Violence can only breed more violence

Peter Singer wrote a book called Animal Liberation in 1975. It has been updated and reissued a number of times since, and it’s widely considered a classic of the animal rights movement. The following excerpt is from the preface to the 1990 edition. It was written about the animal liberation movement, but you can obviously apply the same principles to any campaign for social change – and with so many people applauding or at least condoning violent actions like the killing of George Tiller, there’s no time like the present to take an appeal for non-violence to heart.

“It would be a tragic mistake if even a small section of the Animal Liberation movement were to attempt to achieve its objectives by hurting people.
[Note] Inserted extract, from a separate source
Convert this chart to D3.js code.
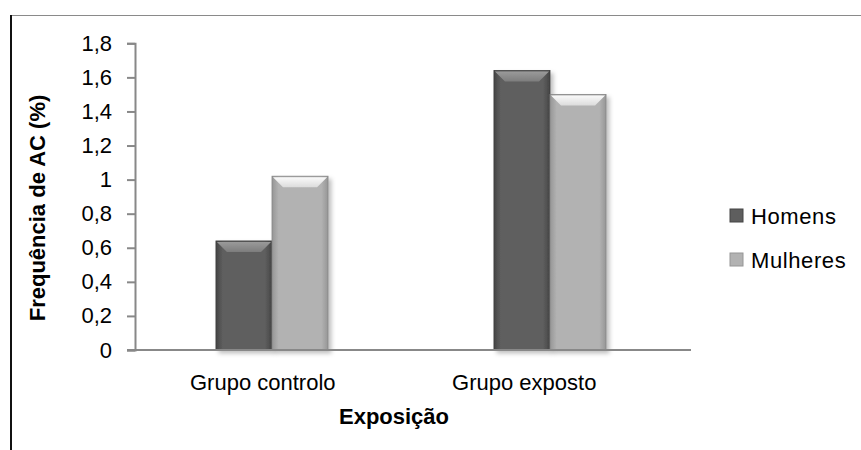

Some believe that people who make animals suffer deserve to have suffering inflicted upon them. I don’t believe in vengeance; but even if I did, it would be a damaging distraction from our task of stopping the suffering. To do that, we must change the minds of reasonable people in our society. We may be convenience that a person who is abusing animals is entirely callous and insensitive; but we lower ourselves to that level if we physically harm or threaten physical harm to that person. Violence can only breed more violence – a cliché, but one that can be seen to be tragically true in half a dozen conlficts around the world. The strength of the case for Animal Liberation is its ethical commitment; we occupy the high moral ground and to abandon it is to play into the hands of those who oppose us.

“The alternative to the path of increasing violence is to follow the lead of the two greatest – and not coincidentally, most successful – leaders of liberation movements in modern times: Gandhi and Martin Luther King. With immense courage and resolution, they stuck to the principle of non-violence despite the provocations, and often violence attacks, of their opponents. In the end they succeeded because the justice of their cause could not be denied, and their behaviour touched the consciences even of those who had opposed them. The wrongs we inflict on other species are equally undeniable once they are seen plainly; and it is in the rightness of our cause, and not the fear of our bombs, that our prospects of victory lie.”